GIVEN INFORMATION:
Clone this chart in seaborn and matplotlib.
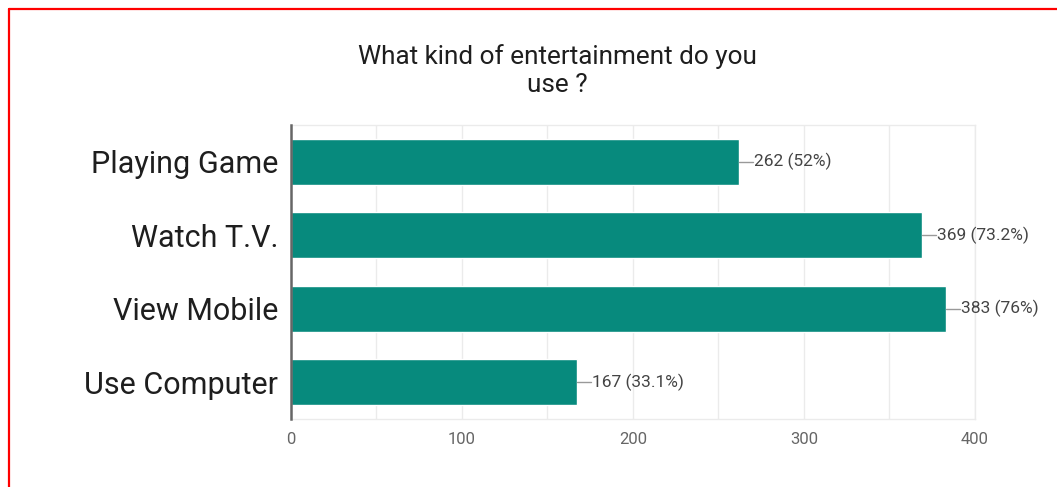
import matplotlib
matplotlib.use("Agg")
import matplotlib.pyplot as plt
import seaborn as sns
import pandas as pd
from matplotlib.lines import Line2D

# Survey responses
categories = ["Playing Game", "Watch T.V.", "View Mobile", "Use Computer"]
counts = [262, 369, 383, 167]
percents = ["52%", "73.2%", "76%", "33.1%"]
x_ticks = [0, 100, 200, 300, 400]

sns.set_theme(style="white")
plt.rcParams["font.family"] = ["Roboto", "DejaVu Sans"]

df = pd.DataFrame({"option": categories, "count": counts})

fig = plt.figure(figsize=(10.57, 4.87), dpi=100)
ax = fig.add_axes([0.2753, 0.1396, 0.6471, 0.6037])

bar_color = "#078a7d"
sns.barplot(data=df, x="count", y="option", orient="h", color=bar_color,
            saturation=1, width=0.62, ax=ax, zorder=3)

ax.set_xlim(0, 400)
ax.set_ylim(3.5, -0.5)
ax.set_xticks(x_ticks)
ax.set_xticks(range(50, 400, 100), minor=True)
ax.grid(axis="x", which="both", color="#ebebeb", linewidth=1, zorder=0)
ax.set_xlabel("")
ax.set_ylabel("")

for side in ["top", "right", "bottom"]:
    ax.spines[side].set_color("#ebebeb")
    ax.spines[side].set_linewidth(1)
ax.spines["left"].set_color("#666666")
ax.spines["left"].set_linewidth(1.8)
ax.spines["left"].set_zorder(4)

ax.tick_params(axis="x", which="both", length=0, pad=9, labelsize=12,
               labelcolor="#666666")
ax.tick_params(axis="y", length=0, pad=9, labelsize=22, labelcolor="#1e1e1e")

# Value labels, each joined to its bar by a short leader line
px_per_unit = ax.get_position().width * fig.get_figwidth() * fig.dpi / 400
for i, (c, p) in enumerate(zip(counts, percents)):
    ax.plot([c, c + 14 / px_per_unit], [i, i], color="#999999", linewidth=1,
            clip_on=False, zorder=3)
    ax.annotate(f"{c} ({p})", xy=(c, i), xytext=(15, 0),
                textcoords="offset pixels", ha="left", va="center",
                fontsize=12.5, color="#444444", annotation_clip=False)

fig.text(0.527, 0.855, "What kind of entertainment do you\nuse ?",
         ha="center", va="center", fontsize=18.8, color="#1e1e1e",
         linespacing=1.25)

# Red frame along the left and top edges
fig.add_artist(Line2D([9 / 1057, 9 / 1057], [0, 1 - 9 / 487],
                      transform=fig.transFigure, color="red", linewidth=1.6))
fig.add_artist(Line2D([9 / 1057, 1], [1 - 9 / 487, 1 - 9 / 487],
                      transform=fig.transFigure, color="red", linewidth=1.6))

fig.savefig("out.png", dpi=100, facecolor="white")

WHAT IS BEING ASKED:
Begin at the top of the material above and output each line exactly, stopping after the line that holds "from matplotlib.lines import Line2D". Leave out pictures.

RESPONSE TO THIS EXERCISE:
Clone this chart in seaborn and matplotlib.
import matplotlib
matplotlib.use("Agg")
import matplotlib.pyplot as plt
import seaborn as sns
import pandas as pd
from matplotlib.lines import Line2D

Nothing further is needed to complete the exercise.